I started my professional practice in chemical dependency. Now, many decades later, I find myself advocating for chronic pain patients just to get them the drugs they need to continue functioning.

More and more, they are erroneously considered “addicts” and being titrated down, cut off or given inadequate substitutes to what had been working well enough for them.

Most simply want to attend to their activities of daily living without being immobilized by pain. Many have worked hard to find a stable regimen that enables them to maintain some quality of life.

This current prescribing practice only contributes to our patients’ suffering versus offering relief. It infuriates me!

I’m not alone. More than 300 healthcare professionals sent a letter on March 6 to the Centers for Disease Control and Prevention (CDC) urging clarification on its 2016 opioid guideline. This group, Health Professionals for Patients in Pain (HP3), is concerned that the ongoing misapplication of it by physicians and insurers is harming pain patients, to the point of suicide.

Remember when we first learned about pain? Margo McCaffrey, MS, RN-BC, FAAN, a pioneer in the field of pain management taught us, "Pain is whatever the experiencing person says it is, existing whenever he says it does."

Time and time again, I’ve witnessed providers debate, diminish or deny it. Worse yet, snicker and label that patient “a drug abuser.”

Perhaps we’ve forgotten there’s a difference between tolerance, dependency, addiction and pseudo-addiction. Only one of these, addiction, is what the CDC is really trying to address with the opioid crisis. Those of us in hospice and palliative care know that patients who need opioids for medical reasons rarely become addicts.

I have watched a 73-year-old chronic pain patient go into withdrawals because her doctor would not give her the same prescription again. He substituted it with what he thought would work better for her even though she said it never had before. It took weeks to stabilize her after that unnecessary, traumatic event.

Moreover, an 87-year-old patient had to set up a special meeting with a behavioral psychologist in what amounted to a one-hour lecture accompanied by a handout listing 22 alternatives to medication therapy — most of which she had tried already — before she could get one Vicodin a day for intractable knee pain. She could barely hobble along with a cane and was not a candidate for knee replacement surgery.

Just recently, I had to wrangle with a doctor’s office buoyed up by the pharmacy manager right at my side to get an opioid prescription mishap rectified in time to obviate withdrawals in yet another elderly chronic pain patient.

From a consensus statement of the American Society for Pain Management Nursing and the American Pain Society:

“Health care professionals are obligated to comfort all patients and provide pain treatment to optimize patient comfort.

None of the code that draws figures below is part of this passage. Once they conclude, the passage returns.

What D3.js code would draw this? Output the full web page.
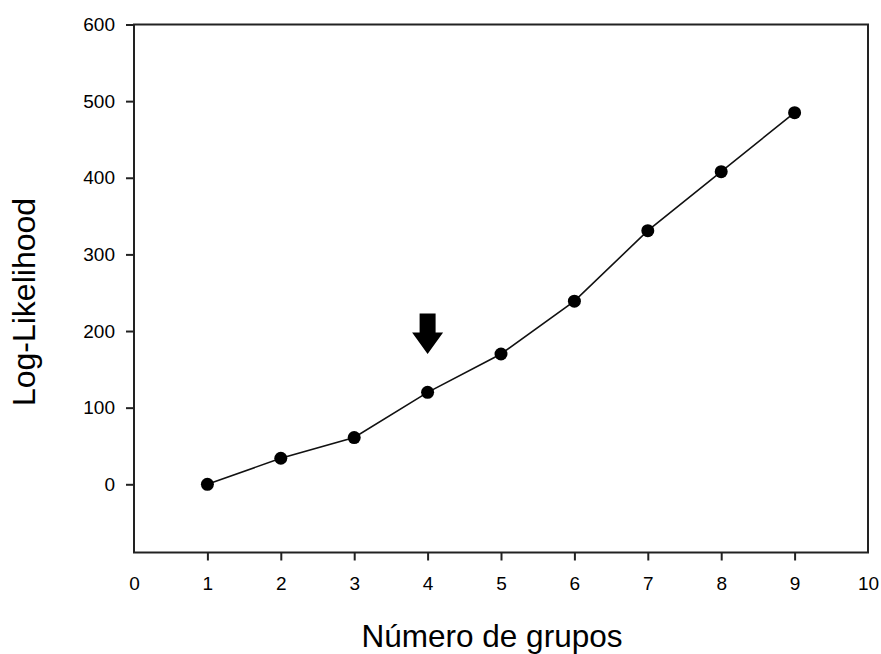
<!DOCTYPE html>
<html><head><meta charset="utf-8">
<script src="https://cdn.jsdelivr.net/npm/d3@7"></script>
<style>body{margin:0;background:#fff}svg{display:block}text{font-family:"Liberation Sans",Arial,sans-serif;fill:#000}</style>
</head><body>
<svg id="c" width="881" height="654"></svg>
<script>
const groups = [1,2,3,4,5,6,7,8,9];
const logLik = [0,34,61,120,170,239,331,408,485];
const xTickLabels = [0,1,2,3,4,5,6,7,8,9,10];
const yTickLabels = [0,100,200,300,400,500,600];
const arrowAt = {x:4, top:223, tip:170};

const svg = d3.select("#c");
const L=134, R=868, T=24.5, B=552.5;
const x = d3.scaleLinear().domain([0,10]).range([L,R]);
const y = d3.scaleLinear().domain([-89,600]).range([B,T]);

// frame
svg.append("rect").attr("x",L).attr("y",T).attr("width",R-L).attr("height",B-T)
  .attr("fill","none").attr("stroke","#222").attr("stroke-width",2);

// y axis
const ya = svg.append("g").attr("transform",`translate(${L},0)`)
  .call(d3.axisLeft(y).tickValues(yTickLabels).tickSize(8).tickPadding(11).tickFormat(d3.format("d")));
ya.attr("font-size",null).attr("font-family",null);
ya.select(".domain").remove();
ya.selectAll("line").attr("stroke","#222").attr("stroke-width",2);
ya.selectAll("text").style("font-size","19px");

// x axis
const xa = svg.append("g").attr("transform",`translate(0,${B})`)
  .call(d3.axisBottom(x).tickValues(xTickLabels).tickSize(8).tickPadding(16).tickFormat(d3.format("d")));
xa.attr("font-size",null).attr("font-family",null);
xa.select(".domain").remove();
xa.selectAll("line").attr("stroke","#222").attr("stroke-width",2)
  .attr("display",d=>(d===0||d===10)?"none":null);
xa.selectAll("text").style("font-size","19px");

// line
const data = groups.map((g,i)=>({g,v:logLik[i]}));
svg.append("path").datum(data)
  .attr("d",d3.line().x(d=>x(d.g)).y(d=>y(d.v)))
  .attr("fill","none").attr("stroke","#111").attr("stroke-width",1.6);
svg.selectAll("circle.pt").data(data).join("circle").attr("class","pt")
  .attr("cx",d=>x(d.g)).attr("cy",d=>y(d.v)).attr("r",6.5).attr("fill","#000");

// arrow
const ax = x(arrowAt.x), at = y(arrowAt.top), tip = y(arrowAt.tip);
const headTop = at + 19;
svg.append("path").attr("fill","#000")
  .attr("d",`M${ax-8},${at} L${ax+8},${at} L${ax+8},${headTop} L${ax+15.5},${headTop} L${ax},${tip} L${ax-15.5},${headTop} L${ax-8},${headTop} Z`);

// titles
svg.append("text").attr("x",492).attr("y",647).attr("text-anchor","middle")
  .style("font-size","31.5px").text("Número de grupos");
svg.append("text").attr("transform",`translate(35,302) rotate(-90)`).attr("text-anchor","middle")
  .style("font-size","32px").text("Log-Likelihood");
</script>
</body></html>
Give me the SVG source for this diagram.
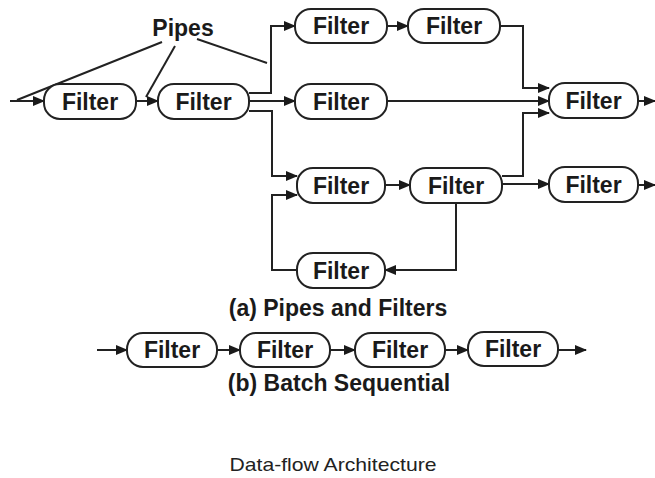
<svg xmlns="http://www.w3.org/2000/svg" width="655" height="478" viewBox="0 0 655 478">
<style>
.box{fill:#fff;stroke:#222;stroke-width:2}
.lbl{font-family:"Liberation Sans",Arial,sans-serif;font-weight:bold;font-size:23px;fill:#1a1a1a;text-anchor:middle;dominant-baseline:central}
.cap{font-family:"Liberation Sans",Arial,sans-serif;font-weight:bold;font-size:23px;fill:#1a1a1a;text-anchor:middle}
.title{font-family:"Liberation Sans",Arial,sans-serif;font-size:19px;fill:#222;text-anchor:middle}
.c{fill:none;stroke:#222;stroke-width:2}
.a{marker-end:url(#ah)}
</style>
<defs>
<marker id="ah" markerUnits="userSpaceOnUse" markerWidth="12" markerHeight="10" refX="11" refY="5" orient="auto">
<path d="M0,0 L12,5 L0,10 Z" fill="#1a1a1a"/>
</marker>
</defs>
<rect width="655" height="478" fill="#fff"/>

<g id="connectors">
<path class="c" d="M162,42 L17,100"/>
<path class="c" d="M175,46 L146,97"/>
<path class="c" d="M197,39 L267,63"/>
<path class="c a" d="M10,101 H44"/>
<path class="c a" d="M136,101 H158"/>
<path class="c a" d="M249,93 H271 V26 H295"/>
<path class="c a" d="M249,101 H295"/>
<path class="c a" d="M249,111 H272 V176 H297"/>
<path class="c a" d="M387,26 H408"/>
<path class="c a" d="M500,26 H523 V88 H549"/>
<path class="c a" d="M387,101 H549"/>
<path class="c a" d="M502,176 H523 V113 H549"/>
<path class="c a" d="M385,185 H410"/>
<path class="c a" d="M502,184 H549"/>
<path class="c a" d="M456,203 V270 H385"/>
<path class="c a" d="M297,270 H272 V195 H297"/>
<path class="c a" d="M638,101 H655"/>
<path class="c a" d="M638,185 H655"/>
<path class="c a" d="M97,350 H127"/>
<path class="c a" d="M217,350 H240"/>
<path class="c a" d="M330,350 H355"/>
<path class="c a" d="M445,350 H468"/>
<path class="c a" d="M558,350 H586"/>
</g>

<g id="n1"><rect class="box" x="44" y="84" width="92" height="35" rx="16"/><text class="lbl" x="90" y="101.5">Filter</text></g>
<g id="n2"><rect class="box" x="158" y="84" width="91" height="35" rx="16"/><text class="lbl" x="203.5" y="101.5">Filter</text></g>
<g id="n3"><rect class="box" x="295" y="9" width="92" height="34" rx="16"/><text class="lbl" x="341" y="26">Filter</text></g>
<g id="n4"><rect class="box" x="408" y="9" width="92" height="34" rx="16"/><text class="lbl" x="454" y="26">Filter</text></g>
<g id="n5"><rect class="box" x="295" y="84" width="92" height="35" rx="16"/><text class="lbl" x="341" y="101.5">Filter</text></g>
<g id="n6"><rect class="box" x="549" y="83" width="89" height="35" rx="16"/><text class="lbl" x="593.5" y="100.5">Filter</text></g>
<g id="n7"><rect class="box" x="297" y="168" width="88" height="35" rx="16"/><text class="lbl" x="341" y="185.5">Filter</text></g>
<g id="n8"><rect class="box" x="410" y="168" width="92" height="35" rx="16"/><text class="lbl" x="456" y="185.5">Filter</text></g>
<g id="n9"><rect class="box" x="549" y="167" width="89" height="35" rx="16"/><text class="lbl" x="593.5" y="184.5">Filter</text></g>
<g id="n10"><rect class="box" x="297" y="253" width="88" height="35" rx="16"/><text class="lbl" x="341" y="270.5">Filter</text></g>
<g id="b1"><rect class="box" x="127" y="333" width="90" height="34" rx="16"/><text class="lbl" x="172" y="350">Filter</text></g>
<g id="b2"><rect class="box" x="240" y="333" width="90" height="34" rx="16"/><text class="lbl" x="285" y="350">Filter</text></g>
<g id="b3"><rect class="box" x="355" y="333" width="90" height="34" rx="16"/><text class="lbl" x="400" y="350">Filter</text></g>
<g id="b4"><rect class="box" x="468" y="332" width="90" height="34" rx="16"/><text class="lbl" x="513" y="349">Filter</text></g>

<g id="labels">
<text class="cap" x="183" y="36">Pipes</text>
<text class="cap" x="338" y="316">(a) Pipes and Filters</text>
<text class="cap" x="339" y="391">(b) Batch Sequential</text>
<text class="title" x="333" y="471" textLength="207" lengthAdjust="spacingAndGlyphs">Data-flow Architecture</text>
</g>
</svg>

The ethical principles of beneficence, nonmaleficence, justice, and autonomy underpin this obligation. Beneficence is defined as taking positive action to help others and the desire to do good; it is a core principle of patient advocacy. Nonmaleficence is defined as the duty to do no harm. Justice is defined as fair treatment of individuals and equitable allocation of healthcare resources. Autonomy is the rights of self-determination.”

CDC or otherwise, let’s apply these ethical principles as well as the goals of hospice and palliative care — to relieve suffering and improve quality life — to all our patients in all our practices. To help them instead of inadvertently harming them further.